— start —
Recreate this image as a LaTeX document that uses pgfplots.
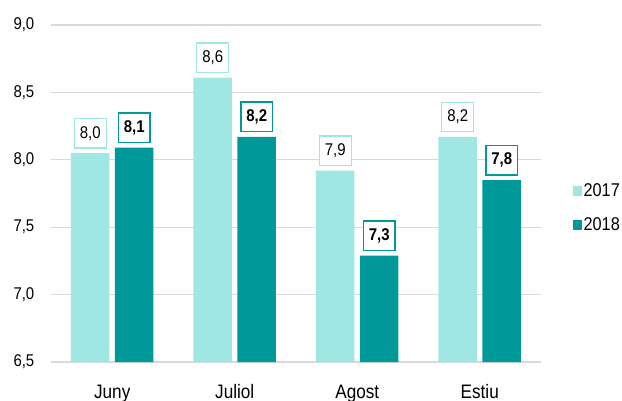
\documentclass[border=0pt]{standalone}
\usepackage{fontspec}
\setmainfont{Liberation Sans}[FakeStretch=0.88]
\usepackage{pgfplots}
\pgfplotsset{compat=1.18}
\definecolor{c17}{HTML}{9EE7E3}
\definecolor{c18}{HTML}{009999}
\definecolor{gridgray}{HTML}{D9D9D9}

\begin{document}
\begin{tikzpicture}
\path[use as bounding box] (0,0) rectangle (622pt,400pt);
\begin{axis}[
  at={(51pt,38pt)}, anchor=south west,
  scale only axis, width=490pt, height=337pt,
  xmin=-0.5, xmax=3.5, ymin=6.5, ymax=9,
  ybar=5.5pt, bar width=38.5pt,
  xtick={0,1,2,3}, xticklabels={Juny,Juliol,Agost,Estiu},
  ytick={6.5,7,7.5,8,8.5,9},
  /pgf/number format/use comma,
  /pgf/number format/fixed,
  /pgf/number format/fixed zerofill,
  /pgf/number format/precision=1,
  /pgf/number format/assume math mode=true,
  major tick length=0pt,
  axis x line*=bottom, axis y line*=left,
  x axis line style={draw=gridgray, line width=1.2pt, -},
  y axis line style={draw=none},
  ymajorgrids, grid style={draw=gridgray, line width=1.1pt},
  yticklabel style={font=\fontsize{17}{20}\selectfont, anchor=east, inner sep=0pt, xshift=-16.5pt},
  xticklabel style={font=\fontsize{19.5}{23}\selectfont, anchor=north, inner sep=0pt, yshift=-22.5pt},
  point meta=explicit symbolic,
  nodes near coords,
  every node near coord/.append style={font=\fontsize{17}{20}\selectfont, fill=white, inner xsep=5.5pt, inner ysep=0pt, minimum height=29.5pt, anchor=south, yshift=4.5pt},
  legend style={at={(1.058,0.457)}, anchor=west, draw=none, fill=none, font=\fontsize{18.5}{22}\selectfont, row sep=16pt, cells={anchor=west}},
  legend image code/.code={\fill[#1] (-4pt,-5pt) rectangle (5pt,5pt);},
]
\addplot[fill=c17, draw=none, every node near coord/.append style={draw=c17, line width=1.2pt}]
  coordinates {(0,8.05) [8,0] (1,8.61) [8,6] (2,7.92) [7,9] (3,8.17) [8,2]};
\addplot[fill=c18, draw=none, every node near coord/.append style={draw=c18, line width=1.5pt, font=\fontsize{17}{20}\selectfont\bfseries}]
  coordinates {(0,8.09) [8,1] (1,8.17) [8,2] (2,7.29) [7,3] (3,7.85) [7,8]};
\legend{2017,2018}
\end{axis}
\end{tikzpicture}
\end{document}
— end —
# [Prompt]
Scan the material line by line and report each one that contains "image".

# [The answer]
Recreate this image as a LaTeX document that uses pgfplots.
  legend image code/.code={\fill[#1] (-4pt,-5pt) rectangle (5pt,5pt);},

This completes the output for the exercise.